Each key in incfile_symbol_relation is a symbol name, and the value is a list of .inc file paths. The first path will receive the aggregated data; the remaining files are written as empty stubs (since all appending to the symbol from addons will be contained in the first file, and the others therefore need to be empty to avoid reading of its ‘../../base/data’ counterpart).

Output

After a successful run, a new scenario folder is created:

Balmorel/
└── base_S8T24/
    └── data/
        ├── S.inc                  ← updated season set (S01 … S08)
        ├── T.inc                  ← updated term set (T001 … T024)
        ├── DE_VAR_T.inc           ← aggregated demand profiles
        ├── WND_VAR_T.inc          ← aggregated wind profiles
        └── ...
    └── temporal_aggregation.md    ← log of aggregation settings

The temporal_aggregation.md log records the timestamp, method, representation, and the aggregated resolution.

Important Notes

  • If an .inc file contains both time-dependent symbols and symbols without S/T sets, the newly generated file will only contain the time-dependent data. You must manually copy the non-time-dependent parts back into the new file or re-organise into several files before aggregation.

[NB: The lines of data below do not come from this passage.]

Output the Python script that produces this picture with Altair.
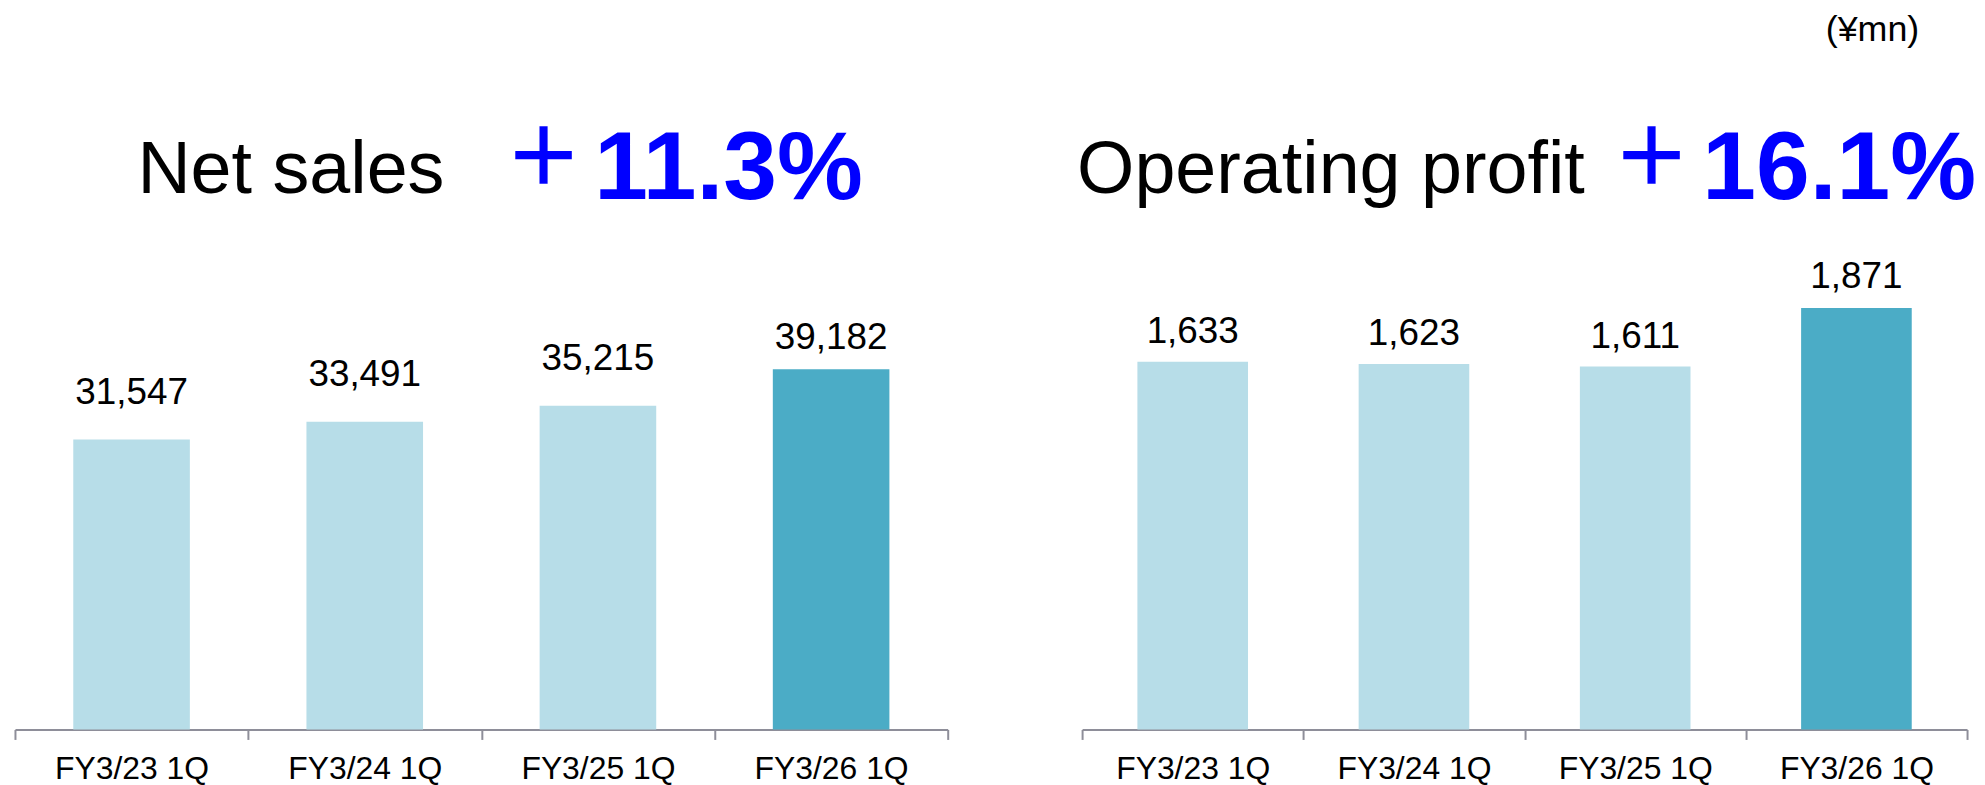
import altair as alt
import pandas as pd

categories = ["FY3/23 1Q", "FY3/24 1Q", "FY3/25 1Q", "FY3/26 1Q"]
net_sales = [31547, 33491, 35215, 39182]
operating_profit = [1633, 1623, 1611, 1871]
group = ["base", "base", "base", "highlight"]
net_sales_title = "Net sales"
op_title = "Operating profit"
net_sales_growth = "11.3%"
op_growth = "16.1%"
plus_sign = "＋"
unit_label = "(¥mn)"

LIGHT = "#B7DDE8"
DARK = "#4BACC6"
BLUE = "#0000FF"
AXIS = "#8E8E99"
FONT = "Liberation Sans"
PANEL_H = 723


def text_layer(txt, x, y, size, color="black", weight="normal", align="left",
               baseline="alphabetic", font=FONT):
    return alt.Chart(pd.DataFrame({"t": [txt]})).mark_text(
        fontSize=size, font=font, fontWeight=weight, color=color,
        align=align, baseline=baseline,
    ).encode(x=alt.value(x), y=alt.value(y), text="t:N")


def panel(values, title, growth, width, ymax, offsets, title_x, plus_x, growth_x, extra=None):
    df = pd.DataFrame({"cat": categories, "value": values, "grp": group})
    df["label"] = [f"{v:,}" for v in values]
    x = alt.X(
        "cat:N", sort=categories,
        scale=alt.Scale(paddingInner=0, paddingOuter=0),
        axis=alt.Axis(
            title=None, labelAngle=0, tickBand="extent", grid=False,
            domainColor=AXIS, domainWidth=2, tickColor=AXIS, tickWidth=2,
            tickSize=10, labelFont=FONT, labelFontSize=32, labelColor="black",
            labelPadding=14,
        ),
    )
    y = alt.Y("value:Q", scale=alt.Scale(domain=[0, ymax], nice=False, zero=True), axis=None)
    base = alt.Chart(df).encode(x=x, y=y)
    bars = base.mark_bar(width=alt.RelativeBandSize(0.5)).encode(
        color=alt.Color("grp:N", scale=alt.Scale(domain=["base", "highlight"], range=[LIGHT, DARK]),
                        legend=None)
    )
    lbl_base = base.transform_filter(alt.datum.grp == "base").mark_text(
        fontSize=37, font=FONT, color="black", baseline="alphabetic", dy=-offsets[0]
    ).encode(text="label:N")
    lbl_hl = base.transform_filter(alt.datum.grp == "highlight").mark_text(
        fontSize=37, font=FONT, color="black", baseline="alphabetic", dy=-offsets[1]
    ).encode(text="label:N")
    layers = [
        bars, lbl_base, lbl_hl,
        text_layer(title, title_x, 184, 74),
        text_layer(plus_sign, plus_x, 152, 80, color=BLUE, weight="bold", align="center",
                   baseline="middle", font="Noto Sans CJK JP"),
        text_layer(growth, growth_x, 190, 97, color=BLUE, weight="bold"),
    ]
    if extra is not None:
        layers.append(extra)
    return alt.layer(*layers).properties(width=width, height=PANEL_H)


left = panel(net_sales, net_sales_title, net_sales_growth, 937, 78300, (36, 20),
             123, 531, 582)
right = panel(operating_profit, op_title, op_growth, 889, 3195, (19, 20),
              -5, 572, 623,
              extra=text_layer(unit_label, 794, 31, 36, align="center"))

chart = alt.hconcat(left, right, spacing=129).properties(
    padding={"left": 6, "top": 0, "right": 0, "bottom": 0}
).configure_view(stroke=None)

chart.save("out.html", embed_options={"renderer": "svg", "actions": False})
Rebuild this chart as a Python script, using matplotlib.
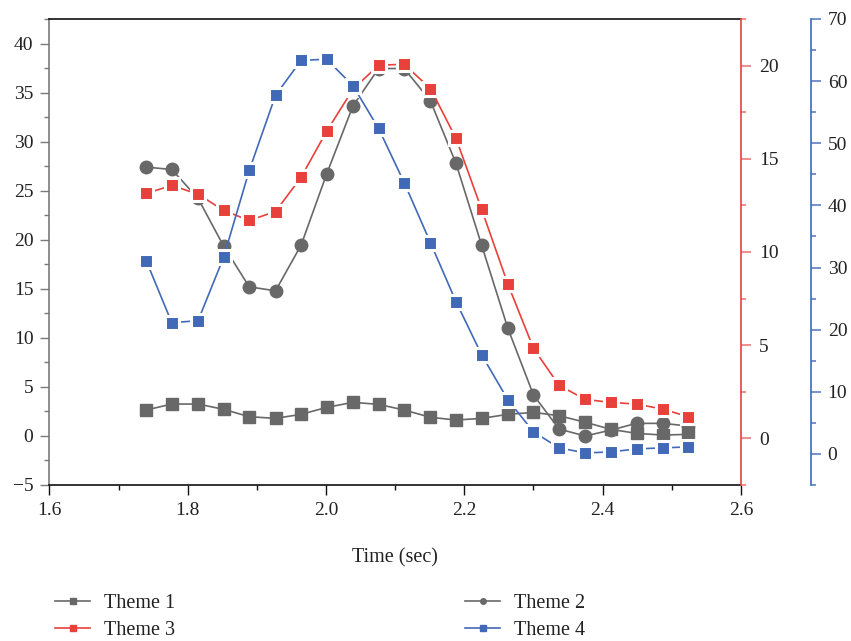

  • The overwrite=False default means repeated calls are fast — the standardisation step is skipped if cached data is found. Pass overwrite=True if your input data has changed since the last run.

  • GAMS-dependent input loading (via load_incfiles) is performed internally; make sure a GAMS installation is available and gams_system_directory is set on the Balmorel object if GAMS cannot be found automatically.